▶ _AIM_
Output the data word for word, dropping every image.

▶ _DATA SEGMENT_
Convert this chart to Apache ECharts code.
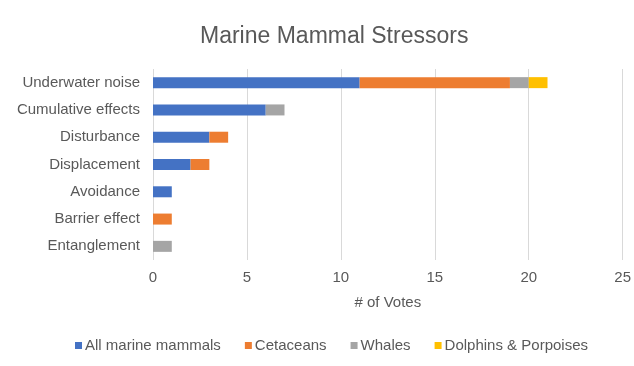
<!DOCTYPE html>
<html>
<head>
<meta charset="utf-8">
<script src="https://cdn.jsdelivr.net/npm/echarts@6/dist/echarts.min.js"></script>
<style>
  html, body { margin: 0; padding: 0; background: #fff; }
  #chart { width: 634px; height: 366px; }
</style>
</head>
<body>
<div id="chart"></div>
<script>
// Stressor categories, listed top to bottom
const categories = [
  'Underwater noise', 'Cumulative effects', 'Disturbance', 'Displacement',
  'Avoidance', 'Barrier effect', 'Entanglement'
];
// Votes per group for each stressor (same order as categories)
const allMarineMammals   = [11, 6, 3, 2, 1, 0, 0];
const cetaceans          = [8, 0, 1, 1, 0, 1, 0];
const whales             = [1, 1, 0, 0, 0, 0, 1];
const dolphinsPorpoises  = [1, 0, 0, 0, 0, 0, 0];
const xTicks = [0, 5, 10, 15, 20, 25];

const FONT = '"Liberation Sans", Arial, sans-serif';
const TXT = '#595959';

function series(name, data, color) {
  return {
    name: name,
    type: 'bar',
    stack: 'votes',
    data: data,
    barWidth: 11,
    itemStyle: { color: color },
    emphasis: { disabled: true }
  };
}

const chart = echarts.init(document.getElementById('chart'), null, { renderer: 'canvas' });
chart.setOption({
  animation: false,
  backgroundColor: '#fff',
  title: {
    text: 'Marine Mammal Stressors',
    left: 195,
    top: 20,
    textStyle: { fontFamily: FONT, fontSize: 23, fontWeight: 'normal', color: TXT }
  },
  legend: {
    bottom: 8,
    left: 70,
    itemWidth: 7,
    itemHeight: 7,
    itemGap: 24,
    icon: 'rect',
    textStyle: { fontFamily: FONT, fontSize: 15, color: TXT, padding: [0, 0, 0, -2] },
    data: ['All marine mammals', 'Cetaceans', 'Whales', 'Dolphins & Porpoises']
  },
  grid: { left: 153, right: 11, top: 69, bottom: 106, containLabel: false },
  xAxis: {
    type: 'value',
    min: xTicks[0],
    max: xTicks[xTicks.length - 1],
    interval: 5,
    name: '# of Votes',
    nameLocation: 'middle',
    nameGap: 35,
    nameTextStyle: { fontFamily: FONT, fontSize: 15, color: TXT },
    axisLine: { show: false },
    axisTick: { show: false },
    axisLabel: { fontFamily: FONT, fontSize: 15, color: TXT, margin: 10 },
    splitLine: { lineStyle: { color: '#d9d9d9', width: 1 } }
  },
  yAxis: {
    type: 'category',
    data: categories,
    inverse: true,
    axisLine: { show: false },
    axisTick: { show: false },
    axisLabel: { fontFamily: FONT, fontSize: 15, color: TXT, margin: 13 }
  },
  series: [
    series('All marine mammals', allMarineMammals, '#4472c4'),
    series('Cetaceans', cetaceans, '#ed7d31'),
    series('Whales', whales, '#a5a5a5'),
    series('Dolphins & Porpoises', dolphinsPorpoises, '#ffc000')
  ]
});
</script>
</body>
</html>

▶ _EXERCISE RESPONSE_
Convert this chart to Apache ECharts code.
<!DOCTYPE html>
<html>
<head>
<meta charset="utf-8">
<script src="https://cdn.jsdelivr.net/npm/echarts@6/dist/echarts.min.js"></script>
<style>
  html, body { margin: 0; padding: 0; background: #fff; }
  #chart { width: 634px; height: 366px; }
</style>
</head>
<body>
<div id="chart"></div>
<script>
// Stressor categories, listed top to bottom
const categories = [
  'Underwater noise', 'Cumulative effects', 'Disturbance', 'Displacement',
  'Avoidance', 'Barrier effect', 'Entanglement'
];
// Votes per group for each stressor (same order as categories)
const allMarineMammals   = [11, 6, 3, 2, 1, 0, 0];
const cetaceans          = [8, 0, 1, 1, 0, 1, 0];
const whales             = [1, 1, 0, 0, 0, 0, 1];
const dolphinsPorpoises  = [1, 0, 0, 0, 0, 0, 0];
const xTicks = [0, 5, 10, 15, 20, 25];

const FONT = '"Liberation Sans", Arial, sans-serif';
const TXT = '#595959';

function series(name, data, color) {
  return {
    name: name,
    type: 'bar',
    stack: 'votes',
    data: data,
    barWidth: 11,
    itemStyle: { color: color },
    emphasis: { disabled: true }
  };
}

const chart = echarts.init(document.getElementById('chart'), null, { renderer: 'canvas' });
chart.setOption({
  animation: false,
  backgroundColor: '#fff',
  title: {
    text: 'Marine Mammal Stressors',
    left: 195,
    top: 20,
    textStyle: { fontFamily: FONT, fontSize: 23, fontWeight: 'normal', color: TXT }
  },
  legend: {
    bottom: 8,
    left: 70,
    itemWidth: 7,
    itemHeight: 7,
    itemGap: 24,
    icon: 'rect',
    textStyle: { fontFamily: FONT, fontSize: 15, color: TXT, padding: [0, 0, 0, -2] },
    data: ['All marine mammals', 'Cetaceans', 'Whales', 'Dolphins & Porpoises']
  },
  grid: { left: 153, right: 11, top: 69, bottom: 106, containLabel: false },
  xAxis: {
    type: 'value',
    min: xTicks[0],
    max: xTicks[xTicks.length - 1],
    interval: 5,
    name: '# of Votes',
    nameLocation: 'middle',
    nameGap: 35,
    nameTextStyle: { fontFamily: FONT, fontSize: 15, color: TXT },
    axisLine: { show: false },
    axisTick: { show: false },
    axisLabel: { fontFamily: FONT, fontSize: 15, color: TXT, margin: 10 },
    splitLine: { lineStyle: { color: '#d9d9d9', width: 1 } }
  },
  yAxis: {
    type: 'category',
    data: categories,
    inverse: true,
    axisLine: { show: false },
    axisTick: { show: false },
    axisLabel: { fontFamily: FONT, fontSize: 15, color: TXT, margin: 13 }
  },
  series: [
    series('All marine mammals', allMarineMammals, '#4472c4'),
    series('Cetaceans', cetaceans, '#ed7d31'),
    series('Whales', whales, '#a5a5a5'),
    series('Dolphins & Porpoises', dolphinsPorpoises, '#ffc000')
  ]
});
</script>
</body>
</html>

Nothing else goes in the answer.